Written exercise – The lines below are to be quoted exactly, from the first through the one that contains "ax.yaxis.label.set_y(0.528)".

┏━━

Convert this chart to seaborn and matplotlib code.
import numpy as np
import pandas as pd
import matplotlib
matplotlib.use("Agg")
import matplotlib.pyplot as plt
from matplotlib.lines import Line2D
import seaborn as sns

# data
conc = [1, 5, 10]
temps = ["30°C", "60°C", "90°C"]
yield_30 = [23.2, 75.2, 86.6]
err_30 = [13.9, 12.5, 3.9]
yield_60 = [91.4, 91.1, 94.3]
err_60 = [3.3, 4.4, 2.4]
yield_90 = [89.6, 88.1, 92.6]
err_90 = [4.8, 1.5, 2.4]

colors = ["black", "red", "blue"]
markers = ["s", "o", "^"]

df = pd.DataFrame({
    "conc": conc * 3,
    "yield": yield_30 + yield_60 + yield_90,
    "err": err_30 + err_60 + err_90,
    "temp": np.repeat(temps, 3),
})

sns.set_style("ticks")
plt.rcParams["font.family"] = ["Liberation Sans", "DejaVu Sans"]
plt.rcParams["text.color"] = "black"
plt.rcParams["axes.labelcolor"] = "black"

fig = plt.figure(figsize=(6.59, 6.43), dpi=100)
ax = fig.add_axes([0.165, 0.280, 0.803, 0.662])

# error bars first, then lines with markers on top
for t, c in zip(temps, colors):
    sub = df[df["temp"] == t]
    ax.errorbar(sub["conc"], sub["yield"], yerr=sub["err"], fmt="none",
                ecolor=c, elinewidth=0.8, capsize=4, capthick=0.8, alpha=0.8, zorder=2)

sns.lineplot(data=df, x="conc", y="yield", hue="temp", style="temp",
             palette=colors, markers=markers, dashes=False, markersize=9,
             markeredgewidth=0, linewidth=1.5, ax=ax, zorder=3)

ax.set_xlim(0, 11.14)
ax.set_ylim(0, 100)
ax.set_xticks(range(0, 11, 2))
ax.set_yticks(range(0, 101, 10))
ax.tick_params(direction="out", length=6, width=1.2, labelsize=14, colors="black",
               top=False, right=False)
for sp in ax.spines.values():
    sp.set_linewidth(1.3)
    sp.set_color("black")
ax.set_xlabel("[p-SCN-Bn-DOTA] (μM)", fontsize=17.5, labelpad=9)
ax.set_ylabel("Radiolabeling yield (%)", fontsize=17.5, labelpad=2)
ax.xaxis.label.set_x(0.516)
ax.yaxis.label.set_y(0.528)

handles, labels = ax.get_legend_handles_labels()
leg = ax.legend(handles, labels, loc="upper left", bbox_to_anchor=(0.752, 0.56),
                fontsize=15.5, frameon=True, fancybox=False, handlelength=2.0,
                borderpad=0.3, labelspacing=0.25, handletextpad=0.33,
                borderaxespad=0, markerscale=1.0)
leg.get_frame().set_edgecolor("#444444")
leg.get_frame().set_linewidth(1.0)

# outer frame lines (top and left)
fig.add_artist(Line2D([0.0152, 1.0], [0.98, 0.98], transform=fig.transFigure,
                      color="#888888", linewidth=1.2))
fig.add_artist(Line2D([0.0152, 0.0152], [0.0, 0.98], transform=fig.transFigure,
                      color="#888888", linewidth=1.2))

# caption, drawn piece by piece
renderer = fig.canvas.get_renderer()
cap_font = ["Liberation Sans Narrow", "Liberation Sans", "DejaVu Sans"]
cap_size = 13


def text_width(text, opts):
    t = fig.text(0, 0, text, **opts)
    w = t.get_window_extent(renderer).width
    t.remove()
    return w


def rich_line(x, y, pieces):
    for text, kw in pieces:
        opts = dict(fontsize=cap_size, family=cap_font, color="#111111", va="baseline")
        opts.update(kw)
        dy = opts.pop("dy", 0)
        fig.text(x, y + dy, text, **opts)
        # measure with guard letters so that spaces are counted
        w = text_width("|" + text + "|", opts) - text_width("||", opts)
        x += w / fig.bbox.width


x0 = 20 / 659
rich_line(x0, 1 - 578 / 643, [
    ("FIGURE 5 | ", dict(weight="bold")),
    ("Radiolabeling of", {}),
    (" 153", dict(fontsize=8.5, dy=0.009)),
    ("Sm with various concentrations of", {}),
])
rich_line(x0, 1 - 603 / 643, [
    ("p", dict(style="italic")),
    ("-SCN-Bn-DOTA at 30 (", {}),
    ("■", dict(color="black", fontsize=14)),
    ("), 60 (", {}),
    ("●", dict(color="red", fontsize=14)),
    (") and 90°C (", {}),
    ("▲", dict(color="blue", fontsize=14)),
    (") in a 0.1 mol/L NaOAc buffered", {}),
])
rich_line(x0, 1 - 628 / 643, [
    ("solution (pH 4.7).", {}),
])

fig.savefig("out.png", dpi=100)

┗━━

Full output –
Convert this chart to seaborn and matplotlib code.
import numpy as np
import pandas as pd
import matplotlib
matplotlib.use("Agg")
import matplotlib.pyplot as plt
from matplotlib.lines import Line2D
import seaborn as sns

# data
conc = [1, 5, 10]
temps = ["30°C", "60°C", "90°C"]
yield_30 = [23.2, 75.2, 86.6]
err_30 = [13.9, 12.5, 3.9]
yield_60 = [91.4, 91.1, 94.3]
err_60 = [3.3, 4.4, 2.4]
yield_90 = [89.6, 88.1, 92.6]
err_90 = [4.8, 1.5, 2.4]

colors = ["black", "red", "blue"]
markers = ["s", "o", "^"]

df = pd.DataFrame({
    "conc": conc * 3,
    "yield": yield_30 + yield_60 + yield_90,
    "err": err_30 + err_60 + err_90,
    "temp": np.repeat(temps, 3),
})

sns.set_style("ticks")
plt.rcParams["font.family"] = ["Liberation Sans", "DejaVu Sans"]
plt.rcParams["text.color"] = "black"
plt.rcParams["axes.labelcolor"] = "black"

fig = plt.figure(figsize=(6.59, 6.43), dpi=100)
ax = fig.add_axes([0.165, 0.280, 0.803, 0.662])

# error bars first, then lines with markers on top
for t, c in zip(temps, colors):
    sub = df[df["temp"] == t]
    ax.errorbar(sub["conc"], sub["yield"], yerr=sub["err"], fmt="none",
                ecolor=c, elinewidth=0.8, capsize=4, capthick=0.8, alpha=0.8, zorder=2)

sns.lineplot(data=df, x="conc", y="yield", hue="temp", style="temp",
             palette=colors, markers=markers, dashes=False, markersize=9,
             markeredgewidth=0, linewidth=1.5, ax=ax, zorder=3)

ax.set_xlim(0, 11.14)
ax.set_ylim(0, 100)
ax.set_xticks(range(0, 11, 2))
ax.set_yticks(range(0, 101, 10))
ax.tick_params(direction="out", length=6, width=1.2, labelsize=14, colors="black",
               top=False, right=False)
for sp in ax.spines.values():
    sp.set_linewidth(1.3)
    sp.set_color("black")
ax.set_xlabel("[p-SCN-Bn-DOTA] (μM)", fontsize=17.5, labelpad=9)
ax.set_ylabel("Radiolabeling yield (%)", fontsize=17.5, labelpad=2)
ax.xaxis.label.set_x(0.516)
ax.yaxis.label.set_y(0.528)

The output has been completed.